Matters are a little more complex in the frequency band 960-1 164 MHz. Consideration has to be given not only to compatibility with existing aeronautical radionavigation systems (both ICAO and non-ICAO standardized) operating within the frequency band, but also to adjacent band satellite navigation systems, such as GPS and Galileo, that operate above 1 164 MHz. As with the frequency band 112-117.975 MHz, it is proposed that compatibility with existing ICAO systems is a matter for ICAO to address and therefore not of concern to ITU. It is further proposed to assure compatibility with other aeronautical radionavigation systems operating in the band, and with satellite navigation services operating above 1 164 MHz, through mandatory technical provisions included in a WRC Resolution and possibly in an associated ITU-R Recommendation that is incorporated by reference. Compatibility with adjacent band mobile systems was addressed by WRC-07.
In the frequency band 5 000-5 030 MHz, technical compatibility can be shown between the proposed airport surface aeronautical mobile systems and existing services in the frequency band 5 000-5 010 MHz, and adjacent band radio astronomy systems. No conclusions could be drawn with regard to the remaining part of the frequency band because of the uncertainty around a number of the operational and technical parameters. The main area of uncertainty is whether or not an additional allocation to the aeronautical mobile (route) service for airport surface communications is required.
Agenda item 1.7 addresses aviation’s long-term access to spectrum allocated to the aeronautical mobile-satellite (route) service in the frequency bands 1 525-1 559 MHz and 1 626.5-1 660.5 MHz, as allowed for by footnote 5.357A in Article 5 of the Radio Regulations. This item has been debated by WRCs ever since the allocation was made generic at the 1997 conference.
As the aviation industry has expanded and aircraft have flown further, the need for and capacity of mobile communication links that can operate over the horizon have increased. The capacity and reliability of existing high-frequency communication links are no longer capable of supporting the traffic requirements of a modern air traffic control system. As a result, greater use of satellite networks is planned, especially over remote areas such as oceans. Improved communications allow aircraft to fly optimal routes that reduce flight time, fuel burn and hence CO2 emissions.
If aviation cannot have access to appropriate satellite spectrum, then further advances in beyond line of sight communication systems – as foreseen in projects such as the European Union Single Sky initiative – are unlikely.

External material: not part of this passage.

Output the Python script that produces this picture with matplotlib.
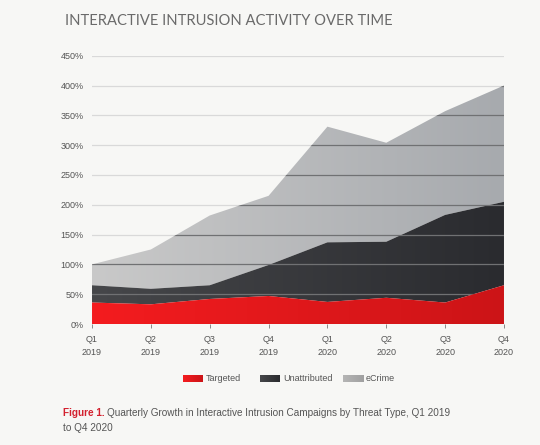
import matplotlib.pyplot as plt
import numpy as np
from matplotlib.colors import LinearSegmentedColormap

quarters = ['Q1\n2019', 'Q2\n2019', 'Q3\n2019', 'Q4\n2019',
            'Q1\n2020', 'Q2\n2020', 'Q3\n2020', 'Q4\n2020']
# cumulative tops of each stacked band (%)
targeted = [36, 33, 42, 47, 37, 44, 36, 65]
unattributed_top = [65, 59, 65, 99, 137, 138, 183, 205]
ecrime_top = [100, 125, 182, 215, 331, 304, 357, 400]
yticks = [0, 50, 100, 150, 200, 250, 300, 350, 400, 450]

bg = '#f7f7f5'
fig = plt.figure(figsize=(5.4, 4.45), dpi=100, facecolor=bg)
ax = fig.add_axes([0.1704, 0.2719, 0.7629, 0.6029], facecolor=bg)

x = np.arange(len(quarters))
ax.set_xlim(0, 7)
ax.set_ylim(0, 450)

# light gridlines behind everything
for v in yticks[1:]:
    ax.axhline(v, color='#d9d9d9', lw=0.9, zorder=0)


def grad_fill(lo, hi, c1, c2, z):
    poly = ax.fill_between(x, lo, hi, color='none', lw=0, zorder=z)
    cmap = LinearSegmentedColormap.from_list('g', [c1, c2])
    grad = np.linspace(0, 1, 256).reshape(1, -1)
    im = ax.imshow(grad, cmap=cmap, extent=[0, 7, 0, 450], aspect='auto',
                   zorder=z, interpolation='bicubic')
    im.set_clip_path(poly.get_paths()[0], transform=ax.transData)
    return poly


zeros = [0] * len(x)
grad_fill(unattributed_top, ecrime_top, '#c9c9c9', '#a7aaae', 1)
grad_fill(targeted, unattributed_top, '#46474a', '#2a2b2f', 2)
total = ax.fill_between(x, zeros, ecrime_top, color='none', lw=0, zorder=1)

# darker gridlines over the filled area
for v in yticks[1:]:
    ln = ax.axhline(v, color='#707173', lw=0.9, zorder=2.5)
    ln.set_clip_path(total.get_paths()[0], transform=ax.transData)

grad_fill(zeros, targeted, '#f41c1f', '#cc1417', 3)

for s in ax.spines.values():
    s.set_visible(False)

tick_font = dict(family='Liberation Sans', size=6.5, color='#555555')
ax.set_yticks(yticks)
ax.set_yticklabels([f'{v}%' for v in yticks], **tick_font)
ax.tick_params(axis='y', length=0, pad=6)
ax.set_xticks(x)
ax.set_xticklabels(quarters, linespacing=1.5, **tick_font)
ax.tick_params(axis='x', length=3, width=0.6, color='#777777', pad=5)

fig.text(65 / 540, 1 - 21 / 445, 'INTERACTIVE INTRUSION ACTIVITY OVER TIME',
         family='Lato', fontweight='normal', fontsize=10.6, color='#6a6a6a',
         va='center', ha='left')

# legend with gradient swatches
legend_items = [('Targeted', '#f41c1f', '#cc1417', 183),
                ('Unattributed', '#46474a', '#2a2b2f', 260),
                ('eCrime', '#b5b5b5', '#a0a0a0', 343)]
for label, c1, c2, px in legend_items:
    lax = fig.add_axes([px / 540, 1 - 382 / 445, 20 / 540, 7 / 445])
    lax.imshow(np.linspace(0, 1, 64).reshape(1, -1), aspect='auto',
               cmap=LinearSegmentedColormap.from_list('l', [c1, c2]))
    lax.axis('off')
    fig.text((px + 23) / 540, 1 - 378.5 / 445, label, family='Liberation Sans',
             size=6.5, color='#555555', va='center', ha='left')

fig_lbl = fig.text(63 / 540, 1 - 413 / 445, 'Figure 1.', family='Liberation Sans',
                   fontweight='bold', size=7.2, color='#d3202e', va='center')
fig.canvas.draw()
bb = fig_lbl.get_window_extent()
fig.text(bb.x1 / 540 + 2.5 / 540, 1 - 413 / 445,
         'Quarterly Growth in Interactive Intrusion Campaigns by Threat Type, Q1 2019',
         family='Liberation Sans', size=7.2, color='#555555', va='center')
fig.text(63 / 540, 1 - 428 / 445, 'to Q4 2020', family='Liberation Sans',
         size=7.2, color='#555555', va='center')

fig.savefig('out.png', dpi=100, facecolor=bg)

The question that needs to be answered through the processes that are established as a result of agenda item 1.7 is how to allow aviation access to aeronautical mobile satellite (route) spectrum, as called for in footnote 5.357A, without unduly constraining current mobile satellite operations. The prescribed processes will have to be robust enough to ensure that all aeronautical requirements are justified. This will avoid any perception that requirements are being inflated or that the spectrum will not be used as efficiently as it could be, taking into account the various constraints.
Mobile communication is vital to aviation for ensuring that the airspace above our heads is kept safe. It can also act as an enabler to allow aviation to optimize the way in which the airspace is used, keeping flight times to a minimum, reducing fuel burn and CO2 emissions. Discussions under WRC-12 agenda items 1.3, 1.4 and 1.7 will all be important in ensuring that the communication systems used by aviation preserve the integrity of the airspace and deliver efficiencies in use.